At that time, a spokesperson for the state Department of Consumer Affairs, a consumer watchdog agency that includes the Board of Registered Nursing, told Rewire the abortion “reversal” class met the department’s scientific standard for nursing education and the “letter of the law.”
The September 1 letter says the board made its about-face after “further consideration and a legal review.” Sources with knowledge of the decision told Rewire the letter followed a meeting among staff from the Senate Business, Professions, and Economic Development Committee, and representatives from the state Department of Consumer Affairs and Board of Registered Nursing.
Rewire contacted the BRN for comment on the cease-and-desist letter on Friday, but did not hear back by deadline.
A single paper published in 2012 supports the claim that it’s possible to undo a medication abortion, a regimen involving two separate medications, mifepristone and misoprostol. The paper, co-authored by two California doctors, relies on anecdotes from a tiny sample—seven women—and was conducted without an ethics oversight review.

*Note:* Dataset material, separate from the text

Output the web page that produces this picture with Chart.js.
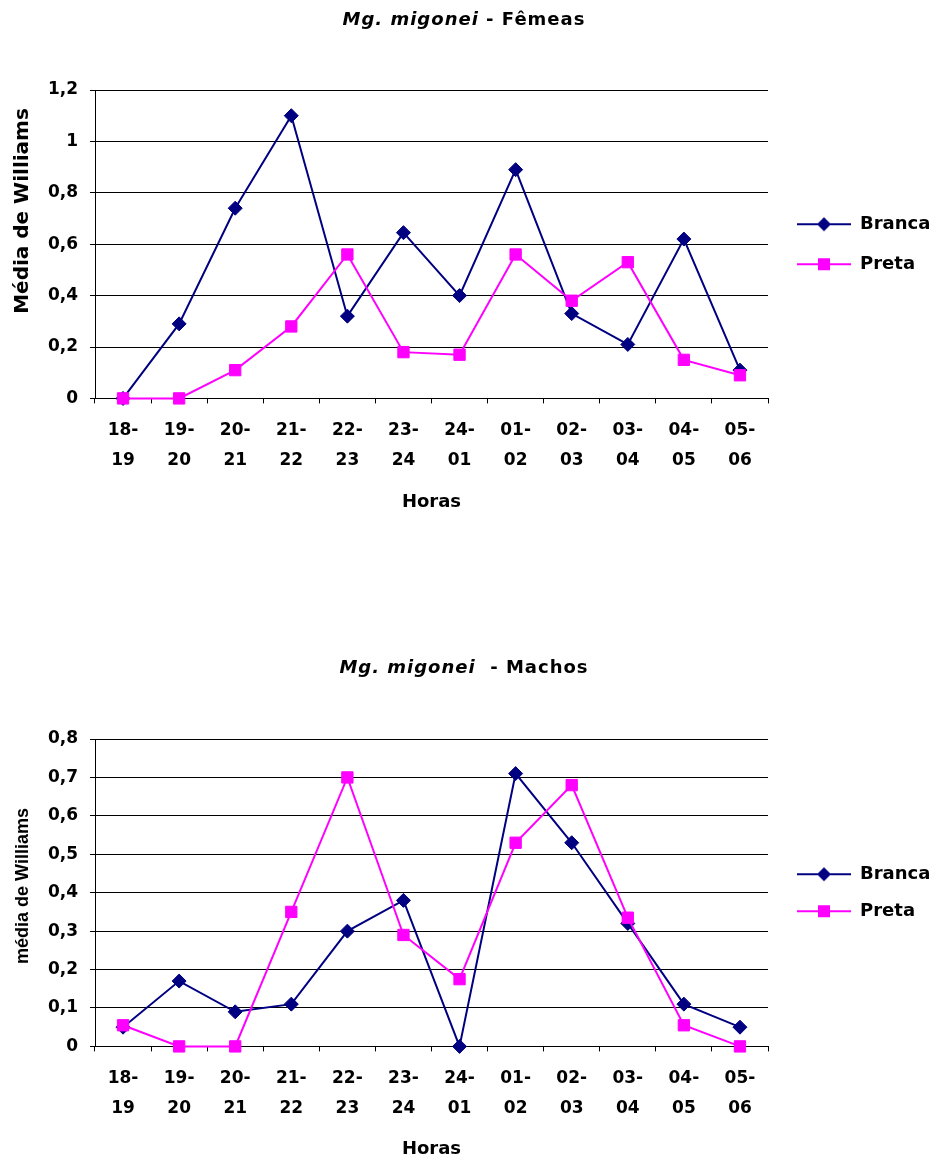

Even so, major anti-choice groups have latched on to the so-called treatment as a means to undermine abortion care. Godsey told Rewire the organization had “prioritized training nurses on this innovative medical intervention.”
“Every nurse needs to know the truth about abortion—including the truth that a woman can change her mind in some cases even after beginning a chemical abortion,” he told Rewire in an email last month.
Representatives from the American Congress of Obstetricians and Gynecologists told Rewire their experts recently presented the BRN with evidence showing there’s no proven, scientific basis for abortion “reversal.”
California regulators for years allowed national anti-choice groups to teach similar unproven ideas to nurses in continuing education classes, as Rewire first reported in January 2016. When Heartbeat International, for example, taught the abortion reversal class at a national conference in 2015, it touted in printed materials that it was approved by the state of California to do so.
Last fall, following Rewire’s reporting, California Gov. Jerry Brown (D) signed a bill to crack down on continuing education providers and require the courses to hew to “scientific knowledge or technical skills required for the practice of nursing.” The law, sponsored by state Sen. Jerry Hill (D-San Mateo), requires the state to routinely audit continuing education providers, something it hadn’t done.